**Given problem**
Return all of the data exactly, with nothing left out but the pictures.

.....

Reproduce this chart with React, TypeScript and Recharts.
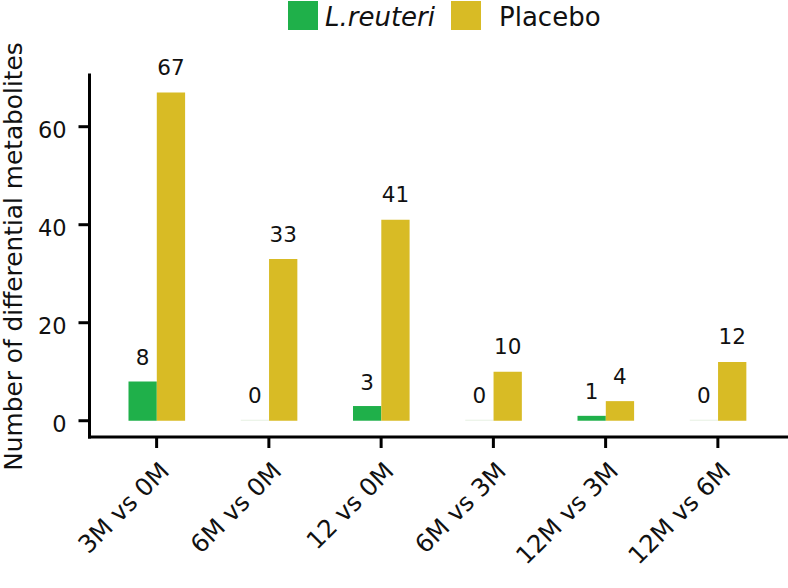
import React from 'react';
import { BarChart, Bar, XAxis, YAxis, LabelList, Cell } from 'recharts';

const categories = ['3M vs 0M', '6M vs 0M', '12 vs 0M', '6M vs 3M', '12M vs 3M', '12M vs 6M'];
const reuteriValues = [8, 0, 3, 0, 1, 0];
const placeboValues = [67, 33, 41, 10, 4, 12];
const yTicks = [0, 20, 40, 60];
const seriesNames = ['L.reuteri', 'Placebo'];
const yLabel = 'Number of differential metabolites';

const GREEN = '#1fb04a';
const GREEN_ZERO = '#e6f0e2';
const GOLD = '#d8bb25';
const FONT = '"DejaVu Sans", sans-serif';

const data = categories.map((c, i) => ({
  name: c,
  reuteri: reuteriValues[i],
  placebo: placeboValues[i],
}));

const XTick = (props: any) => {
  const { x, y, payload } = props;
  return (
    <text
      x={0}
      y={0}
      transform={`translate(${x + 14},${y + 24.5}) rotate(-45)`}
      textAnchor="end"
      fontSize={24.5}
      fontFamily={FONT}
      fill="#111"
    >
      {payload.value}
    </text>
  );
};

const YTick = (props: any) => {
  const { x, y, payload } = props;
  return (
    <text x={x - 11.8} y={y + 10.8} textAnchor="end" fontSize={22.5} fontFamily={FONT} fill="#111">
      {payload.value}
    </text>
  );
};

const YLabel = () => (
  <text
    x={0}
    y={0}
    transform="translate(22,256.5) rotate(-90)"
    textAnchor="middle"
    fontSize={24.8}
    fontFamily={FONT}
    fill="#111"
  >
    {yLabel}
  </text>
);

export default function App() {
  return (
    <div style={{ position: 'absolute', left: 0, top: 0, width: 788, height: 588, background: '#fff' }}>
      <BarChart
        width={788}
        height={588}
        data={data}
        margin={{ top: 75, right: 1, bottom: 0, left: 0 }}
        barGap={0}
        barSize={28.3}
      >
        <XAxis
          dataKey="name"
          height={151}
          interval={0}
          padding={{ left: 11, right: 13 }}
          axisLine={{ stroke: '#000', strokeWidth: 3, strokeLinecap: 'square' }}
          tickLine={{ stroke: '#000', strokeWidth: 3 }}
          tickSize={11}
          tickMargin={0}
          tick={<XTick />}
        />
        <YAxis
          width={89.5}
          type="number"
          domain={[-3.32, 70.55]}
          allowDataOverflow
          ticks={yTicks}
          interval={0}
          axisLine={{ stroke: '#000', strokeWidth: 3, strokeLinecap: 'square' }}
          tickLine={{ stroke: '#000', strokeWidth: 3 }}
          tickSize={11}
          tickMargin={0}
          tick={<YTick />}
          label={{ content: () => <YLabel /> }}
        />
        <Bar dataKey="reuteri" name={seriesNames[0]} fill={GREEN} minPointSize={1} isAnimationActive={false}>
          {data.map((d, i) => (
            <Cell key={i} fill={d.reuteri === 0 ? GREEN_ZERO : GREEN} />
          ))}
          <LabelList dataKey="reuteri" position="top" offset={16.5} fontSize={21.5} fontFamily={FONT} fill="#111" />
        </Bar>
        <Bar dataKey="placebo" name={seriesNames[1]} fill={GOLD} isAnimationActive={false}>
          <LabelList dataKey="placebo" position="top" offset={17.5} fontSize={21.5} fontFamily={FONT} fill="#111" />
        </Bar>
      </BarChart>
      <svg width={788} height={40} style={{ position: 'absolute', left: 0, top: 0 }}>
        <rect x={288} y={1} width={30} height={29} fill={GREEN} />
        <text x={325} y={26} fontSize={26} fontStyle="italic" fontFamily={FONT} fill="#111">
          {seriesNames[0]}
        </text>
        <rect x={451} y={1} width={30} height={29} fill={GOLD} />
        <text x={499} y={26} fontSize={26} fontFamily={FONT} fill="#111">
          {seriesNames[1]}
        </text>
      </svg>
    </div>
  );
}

.....

**Task output**
Reproduce this chart with React, TypeScript and Recharts.
import React from 'react';
import { BarChart, Bar, XAxis, YAxis, LabelList, Cell } from 'recharts';

const categories = ['3M vs 0M', '6M vs 0M', '12 vs 0M', '6M vs 3M', '12M vs 3M', '12M vs 6M'];
const reuteriValues = [8, 0, 3, 0, 1, 0];
const placeboValues = [67, 33, 41, 10, 4, 12];
const yTicks = [0, 20, 40, 60];
const seriesNames = ['L.reuteri', 'Placebo'];
const yLabel = 'Number of differential metabolites';

const GREEN = '#1fb04a';
const GREEN_ZERO = '#e6f0e2';
const GOLD = '#d8bb25';
const FONT = '"DejaVu Sans", sans-serif';

const data = categories.map((c, i) => ({
  name: c,
  reuteri: reuteriValues[i],
  placebo: placeboValues[i],
}));

const XTick = (props: any) => {
  const { x, y, payload } = props;
  return (
    <text
      x={0}
      y={0}
      transform={`translate(${x + 14},${y + 24.5}) rotate(-45)`}
      textAnchor="end"
      fontSize={24.5}
      fontFamily={FONT}
      fill="#111"
    >
      {payload.value}
    </text>
  );
};

const YTick = (props: any) => {
  const { x, y, payload } = props;
  return (
    <text x={x - 11.8} y={y + 10.8} textAnchor="end" fontSize={22.5} fontFamily={FONT} fill="#111">
      {payload.value}
    </text>
  );
};

const YLabel = () => (
  <text
    x={0}
    y={0}
    transform="translate(22,256.5) rotate(-90)"
    textAnchor="middle"
    fontSize={24.8}
    fontFamily={FONT}
    fill="#111"
  >
    {yLabel}
  </text>
);

export default function App() {
  return (
    <div style={{ position: 'absolute', left: 0, top: 0, width: 788, height: 588, background: '#fff' }}>
      <BarChart
        width={788}
        height={588}
        data={data}
        margin={{ top: 75, right: 1, bottom: 0, left: 0 }}
        barGap={0}
        barSize={28.3}
      >
        <XAxis
          dataKey="name"
          height={151}
          interval={0}
          padding={{ left: 11, right: 13 }}
          axisLine={{ stroke: '#000', strokeWidth: 3, strokeLinecap: 'square' }}
          tickLine={{ stroke: '#000', strokeWidth: 3 }}
          tickSize={11}
          tickMargin={0}
          tick={<XTick />}
        />
        <YAxis
          width={89.5}
          type="number"
          domain={[-3.32, 70.55]}
          allowDataOverflow
          ticks={yTicks}
          interval={0}
          axisLine={{ stroke: '#000', strokeWidth: 3, strokeLinecap: 'square' }}
          tickLine={{ stroke: '#000', strokeWidth: 3 }}
          tickSize={11}
          tickMargin={0}
          tick={<YTick />}
          label={{ content: () => <YLabel /> }}
        />
        <Bar dataKey="reuteri" name={seriesNames[0]} fill={GREEN} minPointSize={1} isAnimationActive={false}>
          {data.map((d, i) => (
            <Cell key={i} fill={d.reuteri === 0 ? GREEN_ZERO : GREEN} />
          ))}
          <LabelList dataKey="reuteri" position="top" offset={16.5} fontSize={21.5} fontFamily={FONT} fill="#111" />
        </Bar>
        <Bar dataKey="placebo" name={seriesNames[1]} fill={GOLD} isAnimationActive={false}>
          <LabelList dataKey="placebo" position="top" offset={17.5} fontSize={21.5} fontFamily={FONT} fill="#111" />
        </Bar>
      </BarChart>
      <svg width={788} height={40} style={{ position: 'absolute', left: 0, top: 0 }}>
        <rect x={288} y={1} width={30} height={29} fill={GREEN} />
        <text x={325} y={26} fontSize={26} fontStyle="italic" fontFamily={FONT} fill="#111">
          {seriesNames[0]}
        </text>
        <rect x={451} y={1} width={30} height={29} fill={GOLD} />
        <text x={499} y={26} fontSize={26} fontFamily={FONT} fill="#111">
          {seriesNames[1]}
        </text>
      </svg>
    </div>
  );
}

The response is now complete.